"BestOfVegas"
05/04/08 -see other reviews-
Attitude - 4 Eye Candy - 3 Price - 3
"Gritty but a Crowd-Pleaser"
From Mike Weatherford of the Las Vegas Review-Journal:
"...the absorbing story that propels this musical biography of Frankie Valli and The Four Seasons has surprised audiences around the country. Those who expect perhaps a "Forever Plaid"-style revue get a crackling, cinematic staging of a saga so messy it can only be true.
Or at least true to the diverse viewpoints of the four original Seasons, who each narrate one metaphoric "season" of the group's history. The first, Tommy DeVito (Jeremy Kushnier), tells you up front that if you ask four different guys, "you get four different versions."
Director Des McAnuff shaped the 2005 Broadway hit with writers Rick Elice and Marshall Brickman, who was Woody Allen's co-screenwriter on "Manhattan" and "Annie Hall." They've deftly meshed the group's complicated history with its song catalog. More often than not, hits such as "Bye Bye Baby" are interrupted by dialogue, fading into background to underscore the action. When a song such as "My Eyes Adored You" does break out, "Mamma Mia!" style, as the emotional expression of traditional show tuneage, the impact is more effective for its rarity.
The group slogs its way through dive bars and bowling alleys until it meets Bob Gaudio (Erich Bergen), a teen songwriting prodigy who explains to the audience that he already was a one-hit wonder at age 17, having penned the immortal "(Who Wears) Short Shorts." The quartet teams up with flamboyant producer Bob Crewe (John Salvatore) and slowly but surely makes magic: The slow wind-up doesn't deliver the first Four Seasons hit "Sherry" until the 50-minute mark, and by then the audience is ready to cheer the triumph.

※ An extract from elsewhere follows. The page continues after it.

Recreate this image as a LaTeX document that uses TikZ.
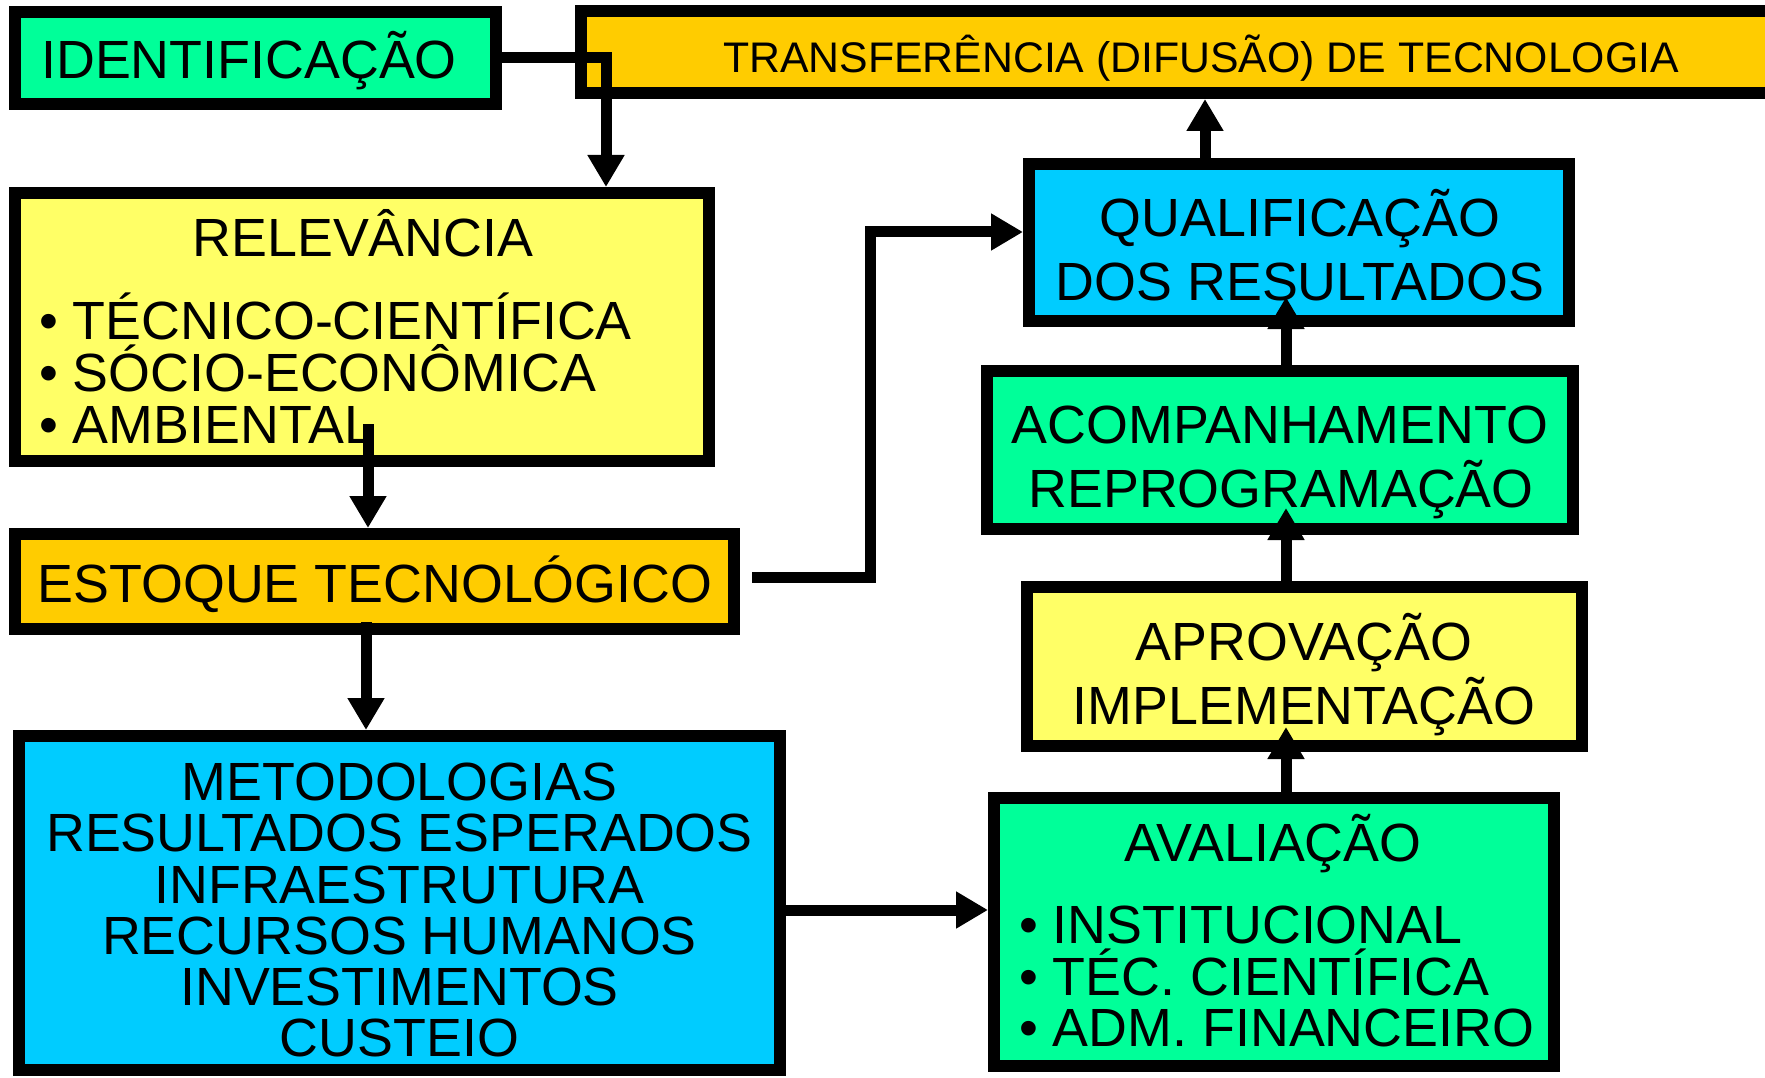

The writers follow the predictable band-makes-good road map, with the musical often compared to a VH1 "Behind the Music." They also occasionally oversimplify in the name of dramaturgy.
....
Some anxious fans have wondered whether and how much the musical would be cut for Las Vegas. The answer seems to be, imperceptibly, if at all.
"Jersey Boys" might be gritty, but it's a crowd-pleaser at heart."